(Raw records)
########
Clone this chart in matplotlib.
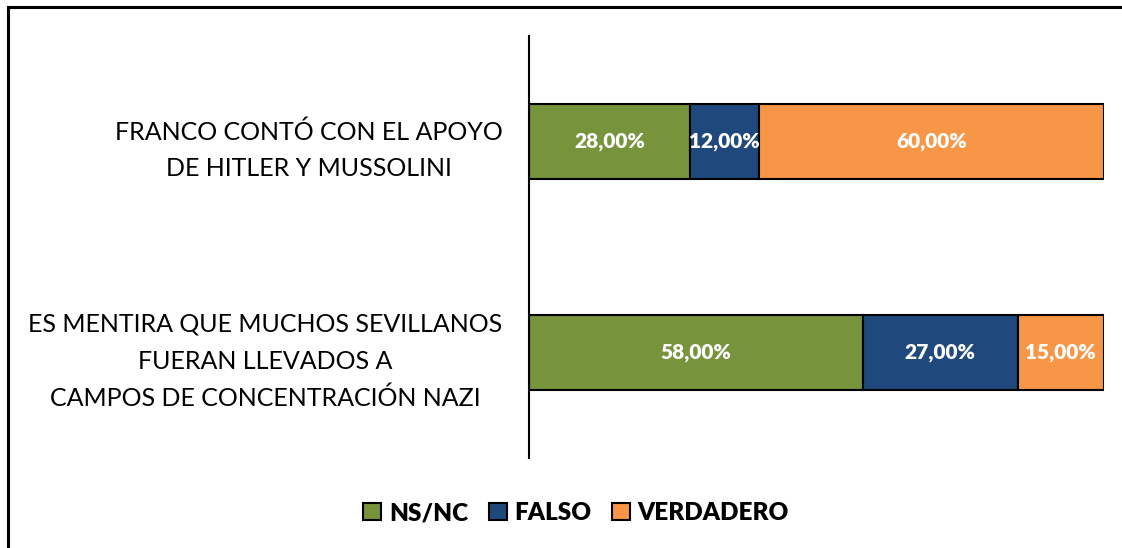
import matplotlib
matplotlib.use("Agg")
import matplotlib.pyplot as plt
from matplotlib.patches import Rectangle, Patch
import numpy as np

categories = ["ES MENTIRA QUE MUCHOS SEVILLANOS\nFUERAN LLEVADOS A\nCAMPOS DE CONCENTRACIÓN NAZI",
              "FRANCO CONTÓ CON EL APOYO\nDE HITLER Y MUSSOLINI"]
series_names = ["NS/NC", "FALSO", "VERDADERO"]
ns_nc = [58.0, 28.0]
falso = [27.0, 12.0]
verdadero = [15.0, 60.0]
colors = ["#77933C", "#1F497D", "#F79646"]

W, H = 1122, 548
fig = plt.figure(figsize=(W / 100, H / 100), dpi=100)
plt.rcParams['font.family'] = ['Lato', 'DejaVu Sans']

# axes: x from 529 to 1104 px, y from 36 to 458 px
ax = fig.add_axes([529 / W, 1 - 458 / H, (1104 - 529) / W, (458 - 36) / H])
ax.set_xlim(0, 100)
ax.set_ylim(-0.5, 1.5)

y = np.arange(len(categories))
left = np.zeros(len(categories))
for name, vals, c in zip(series_names, [ns_nc, falso, verdadero], colors):
    ax.barh(y, vals, left=left, height=0.36, color=c, edgecolor="black",
            linewidth=1.5, label=name)
    for yi, l, v in zip(y, left, vals):
        ax.text(l + v / 2, yi, f"{v:.2f}%".replace(".", ","), ha="center", va="center",
                color="white", fontsize=15, fontweight="heavy")
    left = left + np.array(vals)

for s in ["top", "right", "bottom"]:
    ax.spines[s].set_visible(False)
ax.spines["left"].set_linewidth(1.5)
ax.set_xticks([])
ax.set_yticks(y)
ax.set_yticklabels(categories, fontsize=18, multialignment="center", linespacing=1.72)
ax.tick_params(axis="y", length=0, pad=19)

handles = [Patch(facecolor=c, edgecolor="black", linewidth=1.5) for c in colors]
leg = fig.legend(handles, series_names, loc="center", bbox_to_anchor=(576 / W, 1 - 513 / H),
                 ncol=3, frameon=False, prop={"weight": "heavy", "size": 17.5},
                 handlelength=0.75, handleheight=0.75, handletextpad=0.3, columnspacing=0.85)

# outer frame (left and top edges visible)
fig.patches.append(Rectangle((8 / W, -0.1), 1.2, 1 - 7 / H + 0.1, transform=fig.transFigure,
                             fill=False, edgecolor="black", linewidth=2.2))

fig.savefig("out.png", dpi=100)
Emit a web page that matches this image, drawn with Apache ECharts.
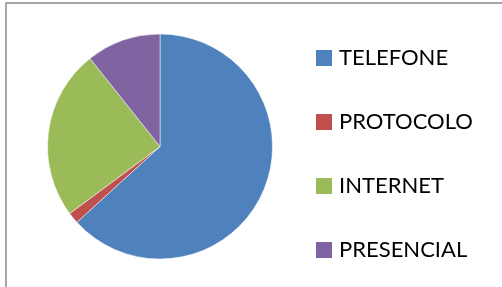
########
• _WHAT IS BEING ASKED_: Reproduce each line holding the word "this".

• _EXERCISE RESPONSE_:
Clone this chart in matplotlib.
Emit a web page that matches this image, drawn with Apache ECharts.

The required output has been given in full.